Of note, is that the country’s municipalities are only empowered to raise their developmental funds through property taxation only as a main revenue base.

This is achieved through the Rating Act of 1995, which empowers the municipalities to annually assess and levy a general rate on all immovable property within the urban jurisdiction.  It is worth mentioning that property taxation is based on the market value of land and improvements (buildings) which economically appreciate continuously depending on the country’s economic performance and other factors.

However, ratepayers across the country are often complaining about poor service delivery and the main complaints are centred around poor infrastructure like pothole-riddled roads and observable overgrown vegetation in the urban areas.

Requests

Mbabane Ratepayers Association Secretary General Bruce Jameson said they had written numerous letters to the municipality and although he did not divulge much on what the letters entail, he did say that it was mainly on requesting the implementation of some services within the municipal areas but the requests were yet to be attended to. “Everybody has a breaking point. We have engaged the municipality several times through letters but we are not getting feedback,” he said.

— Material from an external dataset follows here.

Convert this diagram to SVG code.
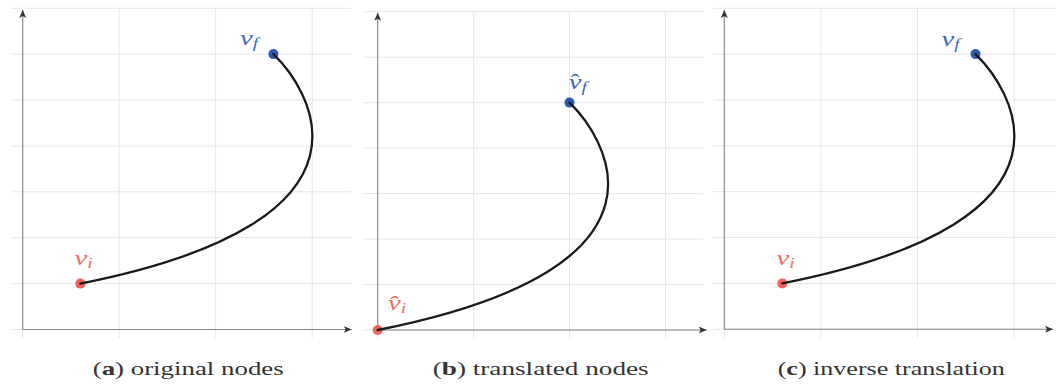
<svg xmlns="http://www.w3.org/2000/svg" width="1060" height="385" viewBox="0 0 1060 385">
<style>
.grid{stroke:#e6e6e6;stroke-width:1;fill:none}
.axis{stroke:#858585;stroke-width:1.1;fill:none;marker-end:url(#arr)}
.curve{stroke:#1a1a1a;stroke-width:2.3;fill:none;stroke-linecap:round}
.red{fill:#f0625a}
.blue{fill:#2a5bb0}
.lred{fill:#f06a62}
.lblue{fill:#3a68bd}
.m{font-family:'Liberation Serif',serif;font-style:italic;font-size:22px}
.sub{font-size:15px}
.cap{font-family:'Liberation Serif',serif;font-size:19.5px;fill:#333}
</style>
<defs>
<marker id="arr" markerWidth="9" markerHeight="8" refX="8" refY="3.5" orient="auto" markerUnits="userSpaceOnUse">
<path d="M0,0 L8,3.5 L0,7 L2,3.5 Z" fill="#333"/>
</marker>
</defs>

<!-- Panel a -->
<g id="panel-a">
<g id="grid-a" class="grid">
<path d="M11.7,8.3H351M11.7,54.2H351M11.7,100.1H351M11.7,146H351M11.7,191.8H351M11.7,237.7H351M11.7,283.6H351M11.7,329.5H351"/>
<path d="M22.7,8.3V338M119.2,8.3V338M215.7,8.3V338M312.2,8.3V338"/>
</g>
<g id="axes-a">
<line class="axis" x1="22.7" y1="329.5" x2="22.7" y2="10"/>
<line class="axis" x1="22.7" y1="329.5" x2="351.7" y2="329.5"/>
</g>
<g id="node-a-vi"><circle class="red" cx="80.4" cy="283.6" r="5"/>
<text class="m lred" transform="translate(74.5,264.5) scale(1.3,1)">v<tspan class="sub" dy="3">i</tspan></text></g>
<g id="node-a-vf"><circle class="blue" cx="273.4" cy="54.1" r="5"/>
<text class="m lblue" transform="translate(240,45) scale(1.3,1)">v<tspan class="sub" dy="3">f</tspan></text></g>
<g id="edge-a"><path class="curve" d="M80.4,283.6 C403.9,219.3 304.5,83.9 273.4,54.1"/></g>
</g>

<!-- Panel b -->
<g id="panel-b">
<g id="grid-b" class="grid">
<path d="M363.3,11.7H703.3M363.3,57.2H703.3M363.3,102.7H703.3M363.3,148.1H703.3M363.3,193.6H703.3M363.3,239.1H703.3M363.3,284.5H703.3M363.3,330H703.3"/>
<path d="M377.7,11.7V338M473.6,11.7V338M569.5,11.7V338M665.4,11.7V338"/>
</g>
<g id="axes-b">
<line class="axis" x1="377.7" y1="330" x2="377.7" y2="12.7"/>
<line class="axis" x1="377.7" y1="330" x2="706.7" y2="330"/>
</g>
<g id="node-b-vi"><circle class="red" cx="377.7" cy="330" r="5"/>
<text class="m lred" transform="translate(388,310) scale(1.3,1)">v̂<tspan class="sub" dy="3">i</tspan></text></g>
<g id="node-b-vf"><circle class="blue" cx="569.5" cy="102.6" r="5"/>
<text class="m lblue" transform="translate(568.7,88.5) scale(1.3,1)">v̂<tspan class="sub" dy="3">f</tspan></text></g>
<g id="edge-b"><path class="curve" d="M377.7,330 C699,266.3 600.2,132.2 569.5,102.6"/></g>
</g>

<!-- Panel c -->
<g id="panel-c">
<g id="grid-c" class="grid">
<path d="M713.3,8.3H1056M713.3,54.1H1056M713.3,100H1056M713.3,145.9H1056M713.3,191.7H1056M713.3,237.6H1056M713.3,283.4H1056M713.3,329.3H1056"/>
<path d="M724.3,8.3V338M820.9,8.3V338M917.5,8.3V338M1014.1,8.3V338"/>
</g>
<g id="axes-c">
<line class="axis" x1="724.3" y1="329.3" x2="724.3" y2="10"/>
<line class="axis" x1="724.3" y1="329.3" x2="1053" y2="329.3"/>
</g>
<g id="node-c-vi"><circle class="red" cx="782.3" cy="283.4" r="5"/>
<text class="m lred" transform="translate(776.5,264.7) scale(1.3,1)">v<tspan class="sub" dy="3">i</tspan></text></g>
<g id="node-c-vf"><circle class="blue" cx="975.5" cy="54.1" r="5"/>
<text class="m lblue" transform="translate(941.5,45.5) scale(1.3,1)">v<tspan class="sub" dy="3">f</tspan></text></g>
<g id="edge-c"><path class="curve" d="M782.3,283.4 C1105.9,219.2 1006.4,83.9 975.5,54.1"/></g>
</g>

<!-- Captions -->
<g id="captions">
<text class="cap" x="92.7" y="375" textLength="191" lengthAdjust="spacingAndGlyphs">(<tspan font-weight="bold">a</tspan>) original nodes</text>
<text class="cap" x="432.7" y="375" textLength="216" lengthAdjust="spacingAndGlyphs">(<tspan font-weight="bold">b</tspan>) translated nodes</text>
<text class="cap" x="777.7" y="375" textLength="227" lengthAdjust="spacingAndGlyphs">(<tspan font-weight="bold">c</tspan>) inverse translation</text>
</g>
</svg>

Vice Chairman of the Association Solomon Nxumalo said service delivery was what the ratepayers were paying the rates for. “The rates are primarily for services so why pay them if you are not getting the services that you are paying for,” he wondered. It should be noted that not all the municipal areas are alive with overgrown vegetation or pot-hole riddled roads.

For example, a drive through the Malkerns Town reflects that the municipality was doing incredibly well in maintaining the road and municipal employees were observed along the road clearing and cutting vegetation. Streetlights are functioning well and very few potholes were observed along the road. Matsapha is alive with pot-holes; particularly the road leading to the different textile industries in the town and the municipality is helping the situation by putting sand in the potholes.